The troops took him with them and basically “adopted” him. They fed him, clothed him, and taught him how to shoot a rifle. Due to his knowledge of German he became their interpreter. In a delicious irony he participated in interrogations of captured Germans, which often got contentious. “Our boys were not so nice to the SS,” he remembered.
After the war, eventually Wisnia made his way to America. He married, settled in the Philadelphia area, raised four children who gave him six grandchildren, and carved out a nice career as a cantor. He never made it to Warsaw.
Years later, a fellow former prisoner told him Spitzer was alive and living in Manhattan. This friend arranged a meeting. Wisnia drove two hours from Levittown, PA, where he was living, to Manhattan to meet her. She never showed up. Perhaps, her reluctance was because she was married at the time.
Spitzer was one of the last prisoners to leave Auschwitz. She was transferred first to Ravensbruck and then to Malchow. Finally, she was forcibly evacuated in a “death march.” She escaped by ingeniously removing the identifying red stripe from her clothing and blending in with the local population. For a time, she helped smuggle Jewish refugees to Palestine. Eventually, she ended up at a displaced persons’ camp in the American zone of Germany called Feldafing. There she met Erwin Tichauer, the camp’s acting police chief and a UN security officer. They married in September 1945.
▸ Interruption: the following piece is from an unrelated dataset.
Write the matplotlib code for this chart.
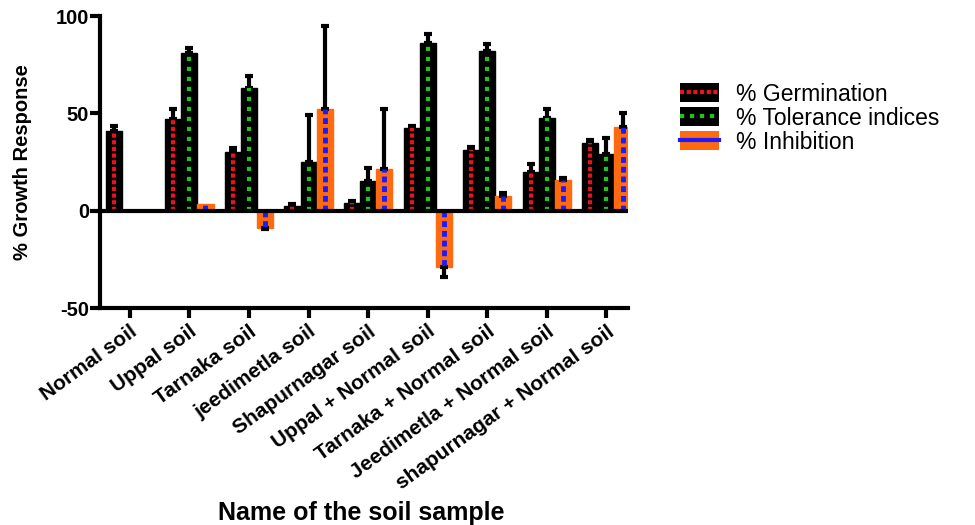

Because of her husband’s status Spitzer was considered “top management.” She distributed food and other supplies to other displaced persons. She even got to accompany Generals Eisenhower and Patton on a tour of the camp.
The Tichauers devoted many years to humanitarian causes throughout the world in such places as Peru, Bolivia, Indonesia and Australia. They never had any children. Eventually, they emigrated to the US, settling first in Texas and then NYC where Dr. Tichauer taught at NYU.
As the years went by, Wisnia continued to keep tabs on Spitzer through his aforementioned friend. Finally, in 2016 he decided to reach out again. One of his sons arranged the meeting. They met in Spitzer’s Manhattan apartment. Spitzer’s husband had died.
It was a bitter-sweet reunion. She was very ill, bed-bound, nearly deaf and blind. At first, she didn’t recognize him, but when he leaned in really close, she did and they had a lovely reunion. Spitzer revealed she had used her position to save Wisnia from transport five times. In addition, she disclosed that she had indeed gone to their meeting place in Warsaw and waited for him, but he never came. So sad.
That was their only meeting – 72 years too late. Spitzer died soon after at the ripe old age of 100.
Wisner and Spitzer definitely beat the odds. They each survived two years at Auschwitz, whereas most prisoners only made it for a few months. Many were sent directly to the gas chambers upon arrival, no questions asked. Some 1.1 million were murdered there.
Their improbable love story is extremely inspiring. Somehow, they managed to find and sustain love among the horrors of Auschwitz. Unfortunately, through twists of fate they were never able to meet and marry after the war until it was too late.